Eurasian Strategy Project

PONARS Eurasia Policy Memo No. 28

Prospects for Islamic Radicalism and Violent Extremism in the North Caucasus and Central Asia

PONARS Eurasia Memo No. 28

Mark Kramer
Harvard University
August 2008

The decision by leaders of the armed separatist movement in Chechnya in the late 1990s to embrace a radical Islamic agenda raised concerns that Islamic terrorist groups would seek to establish strongholds and recruit followers among the large Muslim populations in the former USSR and, specifically, the North Caucasus and Central Asia (especially Tajikistan and Uzbekistan). This memo focuses on two related but distinct questions: What is the likelihood that radical Islamic sentiment will become widespread in these regions over the next several years? What is the prospect that violent Islamic extremists will use terrorism to destabilize local regimes and promote their goal of establishing an Islamic caliphate throughout the region?
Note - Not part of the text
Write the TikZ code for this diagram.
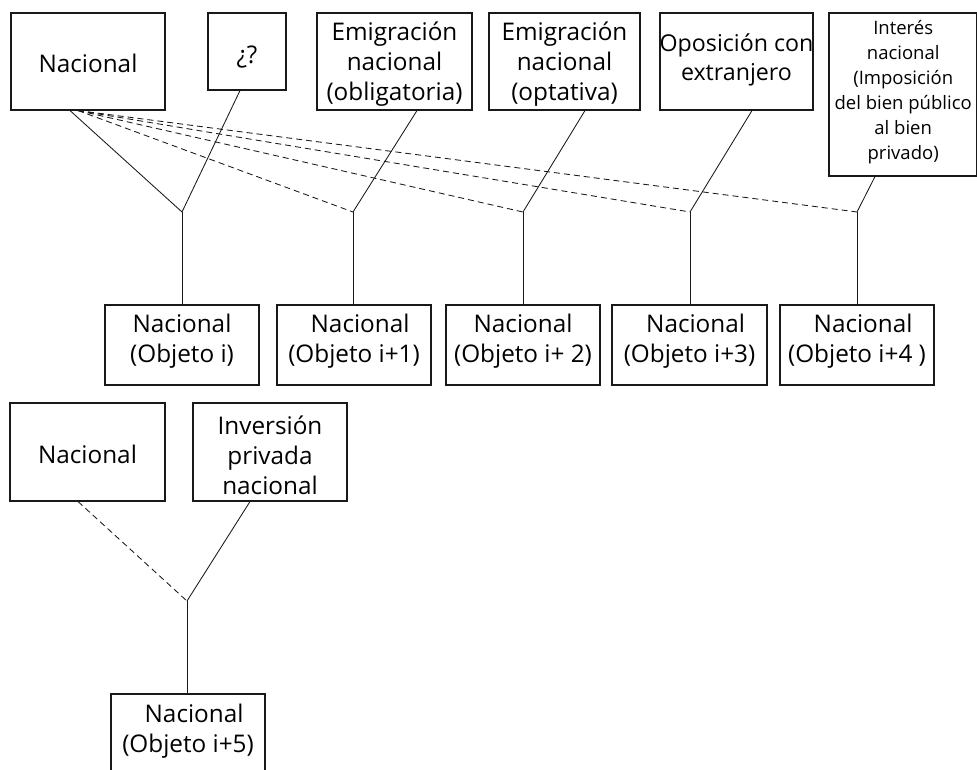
\documentclass[tikz,border=0pt]{standalone}
\usepackage{fontspec}
\setmainfont{Open Sans}
\begin{document}
\begin{tikzpicture}[x=1pt,y=-1pt,
  box/.style={draw=black!90, line width=1.1pt, inner sep=0pt},
  lbl/.style={align=center, inner sep=0pt, font=\fontsize{24.3}{30}\selectfont},
  small/.style={align=center, inner sep=0pt, font=\fontsize{18.5}{25}\selectfont},
  link/.style={draw=black!90, line width=0.85pt},
  opt/.style={link, dash pattern=on 6pt off 4pt}]
\clip (0,0) rectangle (977,770);
\fill[white] (0,0) rectangle (977,770);

% ---- upper group: sources ----
\node[box, minimum width=154pt, minimum height=97pt] (nat) at (88,61.5) {};
\node[lbl] (natT) at (88,63) {Nacional};
\node[box, minimum width=78pt, minimum height=77pt] (q) at (247,51.5) {};
\node[lbl] (qT) at (247,57) {¿?};
\node[box, minimum width=155pt, minimum height=97pt] (eo) at (394.5,61.5) {};
\node[lbl] (eoT) at (394.5,64) {Emigración\\nacional\\(obligatoria)};
\node[box, minimum width=151pt, minimum height=97pt] (ep) at (564.5,61.5) {};
\node[lbl] (epT) at (564.5,64) {Emigración\\nacional\\(optativa)};
\node[box, minimum width=153pt, minimum height=97pt] (op) at (736.5,61.5) {};
\node[lbl, font=\fontsize{23.2}{29}\selectfont] (opT) at (736.5,60) {Oposición con\\extranjero};
\node[box, minimum width=148pt, minimum height=163pt] (in) at (903,94.5) {};
\node[small, anchor=north west] (inT) at (832,20) {\makebox[142pt]{Interés}\\\makebox[142pt]{nacional}\\\makebox[142pt]{(Imposición}\\\mbox{del bien público}\\\makebox[142pt]{al bien}\\\makebox[142pt]{privado)}};

% ---- upper group: junctions ----
\coordinate (j1) at (182,212);
\coordinate (j2) at (353,212);
\coordinate (j3) at (523,212);
\coordinate (j4) at (690,212);
\coordinate (j5) at (857,212);

% ---- upper group: results ----
\node[box, minimum width=154pt, minimum height=80pt] (b1) at (182,345) {};
\node[lbl] (b1T) at (182,341) {Nacional\\(Objeto i)};
\node[box, minimum width=154pt, minimum height=80pt] (b2) at (354,345) {};
\node[lbl] (b2T) at (354,341) {\hspace*{0.5em}Nacional\\(Objeto i+1)};
\node[box, minimum width=154pt, minimum height=80pt] (b3) at (523,345) {};
\node[lbl] (b3T) at (523,341) {Nacional\\(Objeto i+ 2)};
\node[box, minimum width=155pt, minimum height=80pt] (b4) at (689.5,345) {};
\node[lbl] (b4T) at (689.5,341) {\hspace*{0.5em}Nacional\\(Objeto i+3)};
\node[box, minimum width=154pt, minimum height=80pt] (b5) at (857,345) {};
\node[lbl] (b5T) at (857,341) {\hspace*{0.5em}Nacional\\(Objeto i+4 )};

% ---- upper group: connectors ----
\draw[link] ([xshift=-18pt]nat.south) -- (j1);
\draw[opt] ([xshift=-10pt]nat.south) -- (j2);
\draw[opt] ([xshift=-10pt]nat.south) -- (j3);
\draw[opt] ([xshift=-10pt]nat.south) -- (j4);
\draw[opt] ([xshift=-10pt]nat.south) -- (j5);
\draw[link] ([xshift=-7pt]q.south) -- (j1);
\draw[link] ([xshift=22.5pt]eo.south) -- (j2);
\draw[link] ([xshift=20.5pt]ep.south) -- (j3);
\draw[link] ([xshift=15.5pt]op.south) -- (j4);
\draw[link] ([xshift=-28pt]in.south) -- (j5);
\draw[link] (j1) -- (j1 |- b1.north);
\draw[link] (j2) -- (j2 |- b2.north);
\draw[link] (j3) -- (j3 |- b3.north);
\draw[link] (j4) -- (j4 |- b4.north);
\draw[link] (j5) -- (j5 |- b5.north);

% ---- lower group ----
\node[box, minimum width=155pt, minimum height=98pt] (n2) at (87.5,452) {};
\node[lbl] (n2T) at (87.5,454) {Nacional};
\node[box, minimum width=154pt, minimum height=98pt] (inv) at (270,452) {};
\node[lbl] (invT) at (270,455) {Inversión\\privada\\nacional};
\coordinate (k1) at (187,601);
\node[box, minimum width=154pt, minimum height=96pt] (b6) at (188,742) {};
\node[lbl] (b6T) at (188,731) {\hspace*{0.5em}Nacional\\(Objeto i+5)};
\draw[opt] ([xshift=-9.5pt]n2.south) -- (k1);
\draw[link] ([xshift=-20pt]inv.south) -- (k1);
\draw[link] (k1) -- (k1 |- b6.north);
\end{tikzpicture}
\end{document}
Two preliminary points should be noted. First, it is safe to assume that, all else being equal, the greater the spread of radical Islamic sentiment through the North Caucasus and Central Asia, the greater the likelihood that violent Islamic extremists will emerge in those regions and resort to terrorist attacks against local authorities and civilians. Even though many Islamic fundamentalists do not condone terrorism, their teachings create a milieu conducive to the rise of fanatical individuals and groups who are determined to rely on political violence. Second, even if radical Islamic sentiment does not become more prevalent in the North Caucasus and Central Asia, small groups of committed Islamic extremists might still use terrorist acts to foment instability in the region. This is essentially what happened in the North Caucasus in the late 1990s when small groups of Islamic extremists led by Shamil Basaev and Ibn al-Hattab destabilized the elected Chechen government of Aslan Maskhadov. In August 1999 they carried out armed incursions from Chechnya into Dagestan for the ostensible purpose of uniting the two republics in an Islamic caliphate. These raids, which were eventually rebuffed by the Russian army and security forces, helped to precipitate renewed large-scale warfare with the Russian federal government.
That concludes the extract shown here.